The Growth Narrative: Expansion and Diversification

Coinbase’s strategic direction centers on becoming the industry’s comprehensive trading hub. The company has launched an end-to-end token sales platform, allowing retail investors early access to emerging projects before broader listing. This move positions the firm at the intersection of capital formation and market access.

Internationally, the platform continues broadening its financial services offerings. Recent initiatives include a 3.75% AER variable-rate savings account in the United Kingdom, signaling intentions to integrate traditional banking services with crypto infrastructure. These moves align with a larger thesis: as digital assets mature, the exchange that can serve multiple customer needs will capture disproportionate value.
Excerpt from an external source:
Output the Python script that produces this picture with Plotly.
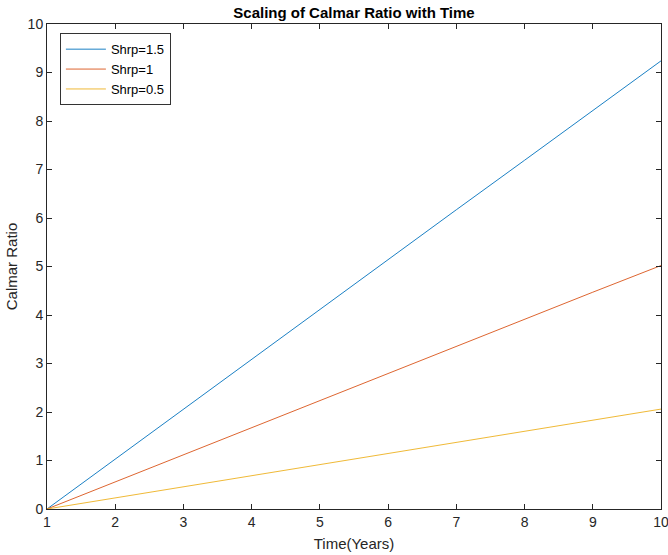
import plotly.graph_objects as go

# Calmar ratio growth over time for three Sharpe ratios
years = [1, 2, 3, 4, 5, 6, 7, 8, 9, 10]
calmar_shrp_15 = [0.0, 1.03, 2.06, 3.08, 4.11, 5.14, 6.17, 7.19, 8.22, 9.24]
calmar_shrp_10 = [0.0, 0.56, 1.12, 1.68, 2.24, 2.79, 3.35, 3.91, 4.47, 5.02]
calmar_shrp_05 = [0.0, 0.23, 0.46, 0.69, 0.92, 1.14, 1.37, 1.60, 1.83, 2.06]

series = [
    ("Shrp=1.5", calmar_shrp_15, "#0072BD"),
    ("Shrp=1", calmar_shrp_10, "#D95319"),
    ("Shrp=0.5", calmar_shrp_05, "#EDB120"),
]

x_ticks = list(range(1, 11))
y_ticks = list(range(0, 11))

FONT = "Liberation Sans, Arial, Helvetica, sans-serif"

fig = go.Figure()
for name, values, color in series:
    fig.add_trace(go.Scatter(
        x=years, y=values, mode="lines", name=name,
        line=dict(color=color, width=0.9),
    ))

axis_common = dict(
    showgrid=False, zeroline=False, automargin=False,
    showline=True, linecolor="#262626", linewidth=1, mirror="ticks",
    ticks="inside", ticklen=5, tickcolor="#262626",
    ticklabeloverflow="allow",
    tickfont=dict(family=FONT, size=14, color="#262626"),
)

fig.update_layout(
    width=668, height=555,
    margin=dict(l=47, r=7, t=24, b=46),
    paper_bgcolor="white", plot_bgcolor="white",
    font=dict(family=FONT, color="#262626"),
    title=dict(
        text="<b>Scaling of Calmar Ratio with Time</b>",
        x=0.5, xref="paper", xanchor="center",
        y=1, yref="container", yanchor="top", pad=dict(t=7),
        font=dict(size=15, color="black"),
    ),
    xaxis=dict(
        range=[1, 10], tickvals=x_ticks,
        title=dict(text="Time(Years)", font=dict(size=15), standoff=9),
        **axis_common,
    ),
    yaxis=dict(
        range=[0, 10], tickvals=y_ticks,
        title=dict(text="Calmar Ratio", font=dict(size=15), standoff=6),
        **axis_common,
    ),
    legend=dict(
        x=0.021, y=0.981, xanchor="left", yanchor="top",
        bgcolor="white", bordercolor="#333333", borderwidth=1,
        font=dict(family=FONT, size=13, color="black"),
        itemwidth=40, tracegroupgap=0,
    ),
)

fig.write_html("out.html")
The company’s subscription and services revenue streams are becoming increasingly material to the overall business model. This diversification away from pure trading commissions provides more stable earnings foundations. Notably, users holding USDC have doubled over two years, while average balances per holder have tripled, demonstrating organic growth in stablecoin adoption and platform stickiness.

Financial Health and Capital Efficiency

On a fundamental level, Coinbase demonstrates solid operational metrics. The company’s return on equity in the trailing 12 months reached 15.7%, exceeding the industry average of 14.9%. Return on invested capital of 10.6% similarly outpaced the 6.2% industry benchmark, suggesting effective capital deployment.

The balance sheet has strengthened, with debt capital ratios improving over recent quarters and total leverage declining. However, the issuance of $2.6 billion in convertible notes introduces shareholder dilution concerns and increased financial leverage considerations for investors assessing long-term returns.

Valuation: The Elephant in the Room

Here’s where investor enthusiasm meets market reality. Coinbase shares command a 12-month forward price-to-earnings ratio of 49.85X—more than double the industry average of 23.76X. The stock also trades above its five-year median valuation of 27.63X, suggesting significant premium pricing.

Analyst sentiment has shifted modestly positive, with 2025 and 2026 earnings estimates rising 13.3% and 0.7% over the past month, respectively. Revenue projections for 2025 and 2026 anticipate 11.3% and 13.1% year-over-year growth. Yet 2026 earnings forecasts actually decline 26% year-over-year, creating an earnings ceiling concern that justifies valuation skepticism.

Risk Factors and Market Dynamics

Cryptocurrency market volatility cuts both ways. While increased volatility and rising asset prices benefit trading volumes and revenue, sharp downturns pose existential risks. A significant decline in Bitcoin, Ethereum, or broader crypto market capitalization would directly compress Coinbase’s earnings power and potentially impact its liquidity position.

The regulatory environment, while currently supportive in the United States, remains subject to policy shifts. Executive branch initiatives—including a potential strategic Bitcoin reserve and bipartisan stablecoin legislation—currently favor the sector. However, regulatory momentum can reverse quickly, creating earnings unpredictability.

Investment Perspective

The bull case rests on Coinbase’s dominant market position, diversifying revenue streams, improving capital efficiency, and favorable regulatory tailwinds. The company’s strategic expansion into tokenized securities, international markets, and banking products offers multi-year growth catalysts.

Conversely, premium valuation, earnings headwinds in 2026, concentrated exposure to cryptocurrency price movements, and regulatory uncertainty present material downside risks. At current prices, the market may already be pricing in years of flawless execution.

For investors weighing entry points, volatility in both the company’s stock and the broader crypto market will likely create better risk-reward opportunities. The fundamental business case remains intact, but valuation discipline becomes paramount.